I know what you’re thinking, she has this too. Well no actually I think I gave it to my son’s hamster. Last week the kids were on vacation with friends, so I decided to redo one of their rooms. It was a big project, but I got it done with only one incident.
Here is what happened. My son has this hamster. I know…I hate the idea too. I thought I had eliminated all caged animals from my house. We have had other hamsters, hermit crabs, fish, frogs..too many to mention. After they died one by one, I said no more. Well my son cooked up the new hamster plan with his dad and his aunt. I warned that I was out of the hamster business. I won’t clean cages, feed the hamster, or even look at it for that matter. I’ll be sad if my son lets it die, but that will be on him. I have stuck to my word and miraculously the hamster has lived several months without my intervention.
Anyway, when I started painting I decided that I had better put the hamster in the guest room in case the paint fumes might kill him. I get him in there and close the door. A couple of days later in the evening I peak my head in to check on him. He’s fine. He either sleeps or is running on the wheel to nowhere. OK now I’m back to painting. A couple of hours later I hear this big crash sound. Humm…paralyzed husband, no kids, that’s odd, but we do have 2 dogs and a cat so maybe not so odd. I yell downstairs to my husband…did you hear that, is anything wrong down there. Nope he says everything is fine. Perfect, back to painting. A bit later, I wrap things up so I can get him into bed for the night.
It’s about 10:15, and I think I’m done for the day. I’m lying in bed and realize that someone is missing. Hey, have you seen the cat lately? Nope….OMG. I run upstairs and open the guest room door to find a dismantled hamster cage and a cat sitting right next to it. Oh no, I’m figuring the dead hamster must be somewhere but where I can’t find it. I have to drag the cat from the room. I run downstairs and tell my husband of the hamster mess. My immediate plan is the “look-a-like” plan. I’ll make my husband go out with his nurse the next day and buy a new hamster that looks like the old hamster. Good plan right? Maybe our son won’t notice. Back up to the guest room to find the dead hamster. Humm…. I look and look, can’t find it. Maybe it got away. Is that possible?
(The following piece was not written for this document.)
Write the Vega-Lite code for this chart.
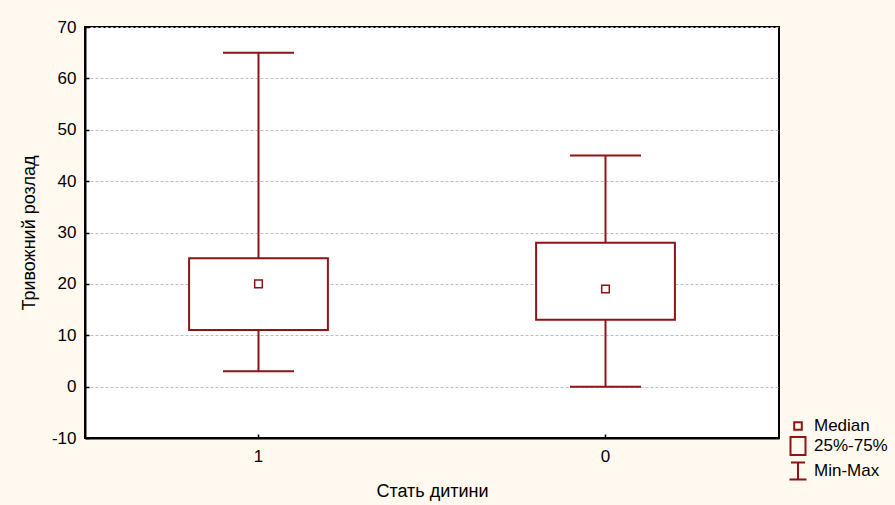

Plan 2, try to catch the hamster on the off chance that it managed to escape the wrath of the cat. Here is my plan. I reassemble the cage and leave the door open. I get a couple of little carrots and set one outside the cage and the other inside with the rest of the food. I close the bedroom door and pray for the best.
Hot damn, it’s my lucky day. The next morning I actually find the hamster back in its cage. What a relief. The problem is the thing seems rather traumatized. Instead of running on the wheel, he is just standing there on the wheel. PTSS maybe! He is like that all day long. I’m just hoping that he will snap out of it. Well by the time my son gets home on the weekend the hamster seems back to normal. Disater averted this time. In this process I have learned several lessons:
1. I have the lamest cat in the nation. He can’t even catch a caged hamster.
2. I have the smartest hamster in the nation. He managed to survive several hours locked in a room with a cat and find his way back to his cage overnight.
3. I still hate caged animals.
4. There is never a dull moment in my house.
5. And even in the hamster world, I guess what Dorothy said is true. “There’s no place like home.”
Trish
"Life isn't about waiting for the storm to pass...it's learning to dance in the rain."